### Work required
Beneath this line sits some data. Return only its lines from the one holding "Reproduce this chart with Chart.js." through the one holding "const topMarkLevel = [null, 5.0, 2.5, 2.5, 2.5, 2.5];", inclusive, exactly, with the images removed.

### Input for this task

>> start

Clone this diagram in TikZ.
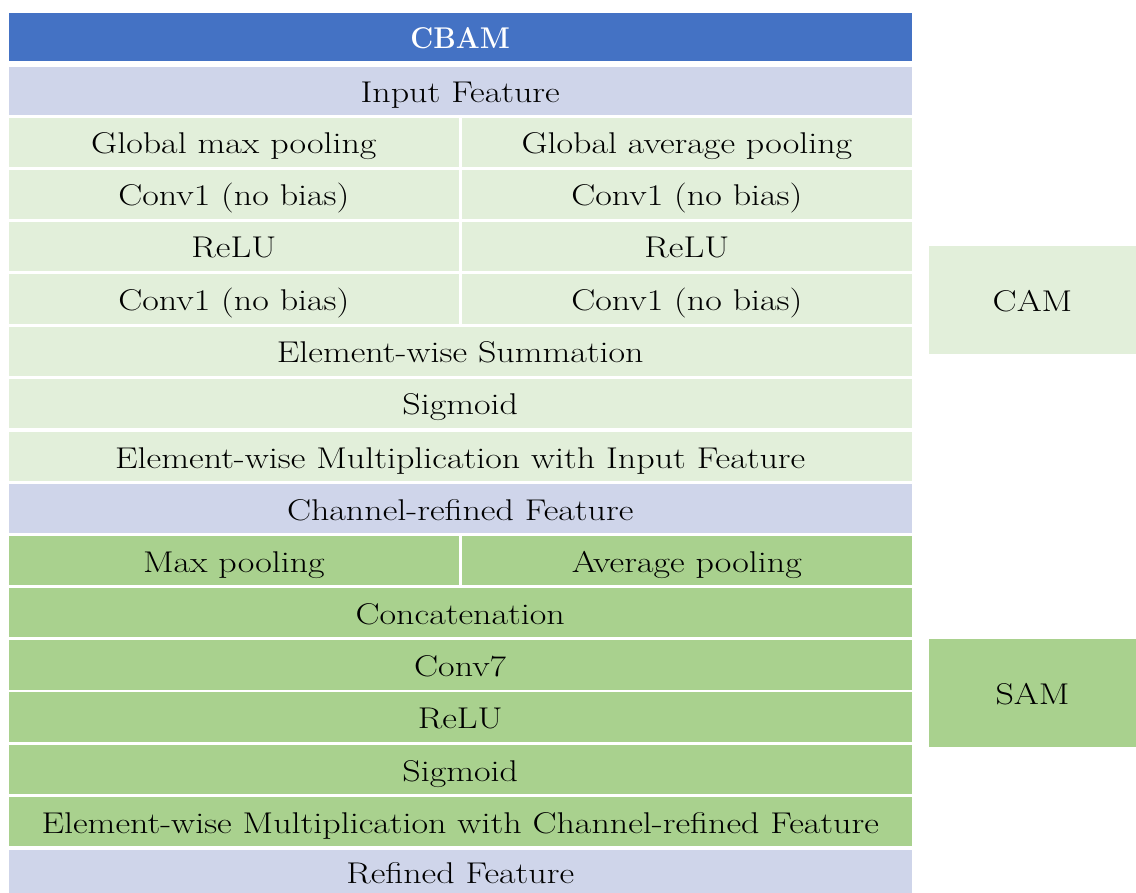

>> end
>> start

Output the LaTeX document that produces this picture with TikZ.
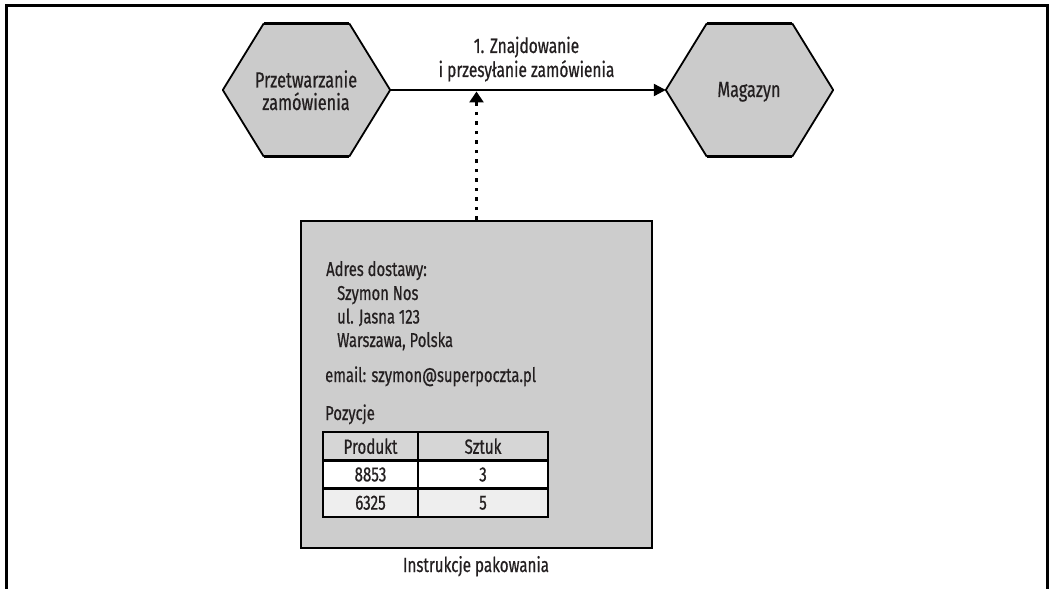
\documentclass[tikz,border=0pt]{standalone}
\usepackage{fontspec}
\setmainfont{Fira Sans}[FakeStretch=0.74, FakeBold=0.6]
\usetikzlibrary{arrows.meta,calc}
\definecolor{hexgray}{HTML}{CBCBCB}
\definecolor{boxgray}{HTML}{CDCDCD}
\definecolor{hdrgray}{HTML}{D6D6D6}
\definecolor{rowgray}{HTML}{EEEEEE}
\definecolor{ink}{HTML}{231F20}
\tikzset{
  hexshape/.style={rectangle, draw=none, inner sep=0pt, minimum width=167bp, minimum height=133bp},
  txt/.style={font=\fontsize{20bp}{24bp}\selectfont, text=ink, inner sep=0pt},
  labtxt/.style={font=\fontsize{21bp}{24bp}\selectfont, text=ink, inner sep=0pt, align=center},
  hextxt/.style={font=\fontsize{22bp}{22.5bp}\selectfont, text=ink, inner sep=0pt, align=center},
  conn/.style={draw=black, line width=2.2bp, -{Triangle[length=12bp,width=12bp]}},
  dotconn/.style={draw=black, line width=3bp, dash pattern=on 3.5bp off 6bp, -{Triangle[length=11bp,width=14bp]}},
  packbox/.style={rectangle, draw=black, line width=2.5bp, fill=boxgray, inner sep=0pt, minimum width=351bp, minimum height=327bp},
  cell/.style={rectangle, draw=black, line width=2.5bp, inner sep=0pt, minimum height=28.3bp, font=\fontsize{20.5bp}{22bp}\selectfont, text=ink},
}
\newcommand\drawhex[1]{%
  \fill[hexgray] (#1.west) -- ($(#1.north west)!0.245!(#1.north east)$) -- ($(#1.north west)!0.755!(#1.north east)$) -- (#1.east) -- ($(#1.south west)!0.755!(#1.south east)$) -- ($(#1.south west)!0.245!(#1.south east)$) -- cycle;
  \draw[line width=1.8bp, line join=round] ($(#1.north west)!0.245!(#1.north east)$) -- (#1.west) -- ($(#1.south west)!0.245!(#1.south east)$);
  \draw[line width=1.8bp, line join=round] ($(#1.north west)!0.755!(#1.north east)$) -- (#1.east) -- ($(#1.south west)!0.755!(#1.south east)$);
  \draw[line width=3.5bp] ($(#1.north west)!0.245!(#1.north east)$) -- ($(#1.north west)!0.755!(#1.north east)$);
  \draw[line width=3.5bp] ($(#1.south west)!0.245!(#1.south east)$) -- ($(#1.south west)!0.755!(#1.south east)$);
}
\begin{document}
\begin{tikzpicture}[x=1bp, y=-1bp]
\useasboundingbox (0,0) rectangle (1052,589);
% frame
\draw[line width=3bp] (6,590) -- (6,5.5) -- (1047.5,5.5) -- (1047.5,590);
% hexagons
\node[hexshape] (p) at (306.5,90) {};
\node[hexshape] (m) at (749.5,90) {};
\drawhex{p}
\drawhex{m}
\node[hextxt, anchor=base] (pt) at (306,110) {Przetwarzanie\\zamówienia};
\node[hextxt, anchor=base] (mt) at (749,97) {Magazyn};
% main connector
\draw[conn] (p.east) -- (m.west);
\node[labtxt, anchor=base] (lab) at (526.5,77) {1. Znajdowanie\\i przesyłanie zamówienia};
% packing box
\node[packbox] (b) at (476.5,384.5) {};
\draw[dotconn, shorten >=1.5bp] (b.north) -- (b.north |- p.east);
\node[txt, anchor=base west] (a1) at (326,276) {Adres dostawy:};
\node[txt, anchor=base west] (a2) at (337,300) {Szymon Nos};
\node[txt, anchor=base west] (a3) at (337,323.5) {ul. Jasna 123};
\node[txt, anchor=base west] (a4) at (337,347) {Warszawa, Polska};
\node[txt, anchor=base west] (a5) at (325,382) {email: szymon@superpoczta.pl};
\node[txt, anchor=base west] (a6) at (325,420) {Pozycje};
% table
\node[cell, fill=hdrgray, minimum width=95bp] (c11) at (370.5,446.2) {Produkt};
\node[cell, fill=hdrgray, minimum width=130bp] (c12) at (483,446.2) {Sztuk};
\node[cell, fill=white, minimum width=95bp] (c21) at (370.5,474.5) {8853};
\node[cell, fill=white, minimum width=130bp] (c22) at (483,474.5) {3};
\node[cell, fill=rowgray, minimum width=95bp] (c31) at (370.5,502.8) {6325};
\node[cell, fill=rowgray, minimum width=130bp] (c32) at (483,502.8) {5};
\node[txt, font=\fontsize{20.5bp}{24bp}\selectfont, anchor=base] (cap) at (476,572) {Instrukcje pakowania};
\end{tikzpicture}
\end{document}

>> end
>> start

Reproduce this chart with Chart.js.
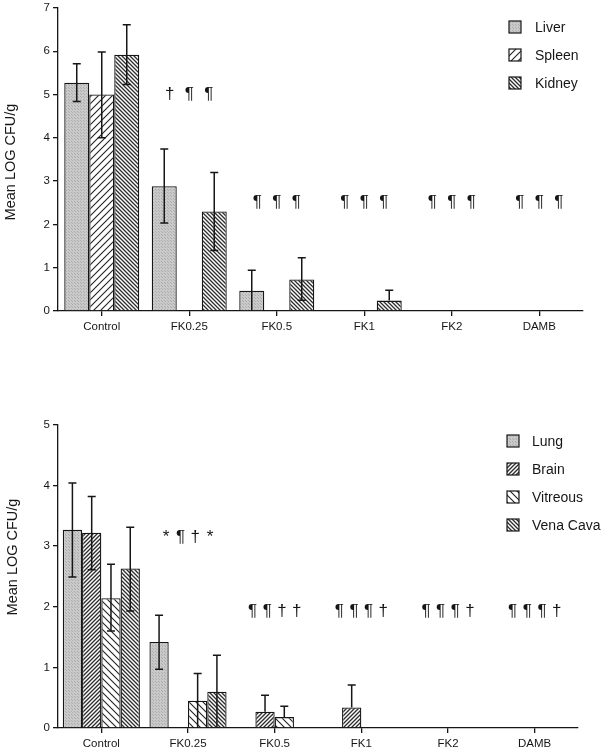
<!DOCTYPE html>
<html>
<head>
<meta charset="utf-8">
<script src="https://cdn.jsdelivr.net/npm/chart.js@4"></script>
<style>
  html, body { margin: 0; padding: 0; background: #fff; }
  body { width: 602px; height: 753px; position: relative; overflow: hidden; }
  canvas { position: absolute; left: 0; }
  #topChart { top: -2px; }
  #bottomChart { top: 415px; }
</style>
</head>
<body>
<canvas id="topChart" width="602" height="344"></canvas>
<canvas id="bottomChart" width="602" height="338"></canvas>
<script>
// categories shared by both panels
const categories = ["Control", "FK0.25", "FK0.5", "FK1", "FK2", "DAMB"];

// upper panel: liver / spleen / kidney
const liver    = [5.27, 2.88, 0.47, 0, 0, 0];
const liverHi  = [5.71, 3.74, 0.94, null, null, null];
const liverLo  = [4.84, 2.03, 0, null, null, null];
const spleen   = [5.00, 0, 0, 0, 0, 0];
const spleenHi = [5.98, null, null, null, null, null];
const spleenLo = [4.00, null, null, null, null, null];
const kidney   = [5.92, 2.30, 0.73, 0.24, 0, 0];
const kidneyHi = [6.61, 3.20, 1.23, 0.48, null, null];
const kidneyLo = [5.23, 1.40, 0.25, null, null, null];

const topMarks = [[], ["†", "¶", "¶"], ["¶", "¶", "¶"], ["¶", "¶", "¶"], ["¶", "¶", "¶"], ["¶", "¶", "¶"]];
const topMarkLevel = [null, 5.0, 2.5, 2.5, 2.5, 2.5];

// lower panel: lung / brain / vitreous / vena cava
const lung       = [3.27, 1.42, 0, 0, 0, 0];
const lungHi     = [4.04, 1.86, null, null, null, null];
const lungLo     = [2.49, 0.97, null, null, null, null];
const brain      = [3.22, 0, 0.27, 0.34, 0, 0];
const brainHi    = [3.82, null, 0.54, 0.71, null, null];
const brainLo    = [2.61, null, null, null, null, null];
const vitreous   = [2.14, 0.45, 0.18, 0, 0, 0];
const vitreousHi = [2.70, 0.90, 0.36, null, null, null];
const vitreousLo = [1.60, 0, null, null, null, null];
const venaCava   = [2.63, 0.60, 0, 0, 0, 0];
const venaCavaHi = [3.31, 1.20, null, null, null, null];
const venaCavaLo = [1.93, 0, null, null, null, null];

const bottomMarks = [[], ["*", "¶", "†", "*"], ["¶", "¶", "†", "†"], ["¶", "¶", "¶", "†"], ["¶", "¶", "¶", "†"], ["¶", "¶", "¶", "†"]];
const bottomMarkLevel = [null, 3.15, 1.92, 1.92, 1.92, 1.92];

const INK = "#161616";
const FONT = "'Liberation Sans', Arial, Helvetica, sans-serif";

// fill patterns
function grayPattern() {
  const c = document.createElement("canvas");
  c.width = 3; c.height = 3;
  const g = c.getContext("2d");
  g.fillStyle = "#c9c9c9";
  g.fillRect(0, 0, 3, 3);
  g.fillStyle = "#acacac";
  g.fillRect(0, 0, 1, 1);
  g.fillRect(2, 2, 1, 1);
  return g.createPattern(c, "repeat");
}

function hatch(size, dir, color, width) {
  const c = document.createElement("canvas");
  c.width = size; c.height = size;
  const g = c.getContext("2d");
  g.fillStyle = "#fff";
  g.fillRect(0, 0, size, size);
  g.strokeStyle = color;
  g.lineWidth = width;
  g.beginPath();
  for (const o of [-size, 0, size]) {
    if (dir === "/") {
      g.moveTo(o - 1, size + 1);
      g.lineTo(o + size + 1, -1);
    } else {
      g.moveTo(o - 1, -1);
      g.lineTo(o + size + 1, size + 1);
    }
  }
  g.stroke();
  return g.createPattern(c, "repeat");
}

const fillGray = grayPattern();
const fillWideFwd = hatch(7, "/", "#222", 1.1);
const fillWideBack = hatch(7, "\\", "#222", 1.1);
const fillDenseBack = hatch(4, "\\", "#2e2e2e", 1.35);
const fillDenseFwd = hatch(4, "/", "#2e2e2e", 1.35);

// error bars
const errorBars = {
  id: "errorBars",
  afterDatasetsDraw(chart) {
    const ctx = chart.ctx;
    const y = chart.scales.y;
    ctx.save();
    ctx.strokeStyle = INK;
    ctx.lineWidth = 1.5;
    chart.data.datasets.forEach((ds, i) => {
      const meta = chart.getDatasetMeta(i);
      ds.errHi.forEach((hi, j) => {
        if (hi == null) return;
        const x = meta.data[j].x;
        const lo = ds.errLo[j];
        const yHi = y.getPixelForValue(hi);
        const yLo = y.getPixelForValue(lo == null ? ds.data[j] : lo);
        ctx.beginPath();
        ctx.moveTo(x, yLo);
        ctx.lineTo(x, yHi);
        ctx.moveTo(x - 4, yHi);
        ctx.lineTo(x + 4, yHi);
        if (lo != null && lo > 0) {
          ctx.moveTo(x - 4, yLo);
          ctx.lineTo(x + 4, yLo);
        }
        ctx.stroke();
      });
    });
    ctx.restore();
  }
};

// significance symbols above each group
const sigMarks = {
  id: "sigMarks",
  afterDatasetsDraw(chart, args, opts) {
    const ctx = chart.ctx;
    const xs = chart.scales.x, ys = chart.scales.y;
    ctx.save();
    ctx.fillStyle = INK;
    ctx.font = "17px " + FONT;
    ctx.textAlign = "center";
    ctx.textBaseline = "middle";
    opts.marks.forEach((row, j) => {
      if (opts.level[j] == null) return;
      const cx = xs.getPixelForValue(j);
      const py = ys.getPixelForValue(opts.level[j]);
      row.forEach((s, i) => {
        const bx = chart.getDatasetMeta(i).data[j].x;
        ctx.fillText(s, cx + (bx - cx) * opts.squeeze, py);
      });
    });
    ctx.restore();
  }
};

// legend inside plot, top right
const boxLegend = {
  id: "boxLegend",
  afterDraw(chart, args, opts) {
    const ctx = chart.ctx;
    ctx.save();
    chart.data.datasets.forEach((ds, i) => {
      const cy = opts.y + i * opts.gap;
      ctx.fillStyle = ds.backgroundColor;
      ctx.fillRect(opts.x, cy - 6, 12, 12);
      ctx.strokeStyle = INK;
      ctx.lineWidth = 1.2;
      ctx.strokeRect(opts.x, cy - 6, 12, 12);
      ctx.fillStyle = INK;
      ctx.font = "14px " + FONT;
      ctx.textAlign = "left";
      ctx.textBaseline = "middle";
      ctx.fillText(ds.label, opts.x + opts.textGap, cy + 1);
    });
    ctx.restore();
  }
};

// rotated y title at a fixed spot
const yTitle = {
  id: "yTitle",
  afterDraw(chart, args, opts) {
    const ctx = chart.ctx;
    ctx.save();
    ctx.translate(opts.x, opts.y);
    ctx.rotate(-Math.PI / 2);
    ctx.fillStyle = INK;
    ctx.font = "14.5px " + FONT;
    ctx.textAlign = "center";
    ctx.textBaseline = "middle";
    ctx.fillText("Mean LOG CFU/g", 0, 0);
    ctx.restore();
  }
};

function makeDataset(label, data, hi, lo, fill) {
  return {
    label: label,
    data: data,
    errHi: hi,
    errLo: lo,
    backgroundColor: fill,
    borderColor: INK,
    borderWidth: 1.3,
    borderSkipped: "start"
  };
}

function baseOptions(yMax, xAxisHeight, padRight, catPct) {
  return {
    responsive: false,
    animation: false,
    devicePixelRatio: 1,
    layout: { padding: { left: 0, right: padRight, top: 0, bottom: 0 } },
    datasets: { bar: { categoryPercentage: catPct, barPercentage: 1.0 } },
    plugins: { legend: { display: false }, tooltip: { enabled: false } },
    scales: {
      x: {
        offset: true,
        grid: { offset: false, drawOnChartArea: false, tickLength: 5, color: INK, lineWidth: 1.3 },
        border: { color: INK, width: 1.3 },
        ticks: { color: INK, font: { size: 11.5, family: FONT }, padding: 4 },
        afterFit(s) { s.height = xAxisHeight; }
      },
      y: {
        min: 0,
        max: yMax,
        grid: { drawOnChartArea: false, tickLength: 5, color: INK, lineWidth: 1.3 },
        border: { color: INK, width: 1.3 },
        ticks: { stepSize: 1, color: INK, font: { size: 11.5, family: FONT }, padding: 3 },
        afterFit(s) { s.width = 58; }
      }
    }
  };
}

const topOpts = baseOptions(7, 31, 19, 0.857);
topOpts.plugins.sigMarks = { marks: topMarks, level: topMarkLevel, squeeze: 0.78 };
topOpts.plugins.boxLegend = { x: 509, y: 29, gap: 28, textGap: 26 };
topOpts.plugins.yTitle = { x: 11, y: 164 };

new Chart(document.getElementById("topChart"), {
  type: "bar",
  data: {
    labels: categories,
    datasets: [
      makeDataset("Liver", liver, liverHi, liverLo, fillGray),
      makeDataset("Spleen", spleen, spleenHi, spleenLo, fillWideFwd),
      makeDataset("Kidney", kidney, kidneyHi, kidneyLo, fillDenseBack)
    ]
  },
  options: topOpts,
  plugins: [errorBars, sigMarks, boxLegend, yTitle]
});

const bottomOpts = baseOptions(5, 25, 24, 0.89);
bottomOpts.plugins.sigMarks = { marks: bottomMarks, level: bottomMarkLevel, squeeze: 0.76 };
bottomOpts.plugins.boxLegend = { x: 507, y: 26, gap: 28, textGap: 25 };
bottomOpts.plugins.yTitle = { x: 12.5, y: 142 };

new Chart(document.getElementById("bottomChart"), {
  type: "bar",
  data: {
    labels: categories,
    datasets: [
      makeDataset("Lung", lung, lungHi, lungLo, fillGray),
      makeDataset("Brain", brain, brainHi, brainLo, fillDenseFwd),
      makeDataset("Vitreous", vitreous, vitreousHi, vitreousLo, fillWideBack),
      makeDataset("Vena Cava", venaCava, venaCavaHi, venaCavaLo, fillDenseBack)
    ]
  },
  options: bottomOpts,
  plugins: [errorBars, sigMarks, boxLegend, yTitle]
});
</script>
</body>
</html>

>> end

### Written response
Reproduce this chart with Chart.js.
<!DOCTYPE html>
<html>
<head>
<meta charset="utf-8">
<script src="https://cdn.jsdelivr.net/npm/chart.js@4"></script>
<style>
  html, body { margin: 0; padding: 0; background: #fff; }
  body { width: 602px; height: 753px; position: relative; overflow: hidden; }
  canvas { position: absolute; left: 0; }
  #topChart { top: -2px; }
  #bottomChart { top: 415px; }
</style>
</head>
<body>
<canvas id="topChart" width="602" height="344"></canvas>
<canvas id="bottomChart" width="602" height="338"></canvas>
<script>
// categories shared by both panels
const categories = ["Control", "FK0.25", "FK0.5", "FK1", "FK2", "DAMB"];

// upper panel: liver / spleen / kidney
const liver    = [5.27, 2.88, 0.47, 0, 0, 0];
const liverHi  = [5.71, 3.74, 0.94, null, null, null];
const liverLo  = [4.84, 2.03, 0, null, null, null];
const spleen   = [5.00, 0, 0, 0, 0, 0];
const spleenHi = [5.98, null, null, null, null, null];
const spleenLo = [4.00, null, null, null, null, null];
const kidney   = [5.92, 2.30, 0.73, 0.24, 0, 0];
const kidneyHi = [6.61, 3.20, 1.23, 0.48, null, null];
const kidneyLo = [5.23, 1.40, 0.25, null, null, null];

const topMarks = [[], ["†", "¶", "¶"], ["¶", "¶", "¶"], ["¶", "¶", "¶"], ["¶", "¶", "¶"], ["¶", "¶", "¶"]];
const topMarkLevel = [null, 5.0, 2.5, 2.5, 2.5, 2.5];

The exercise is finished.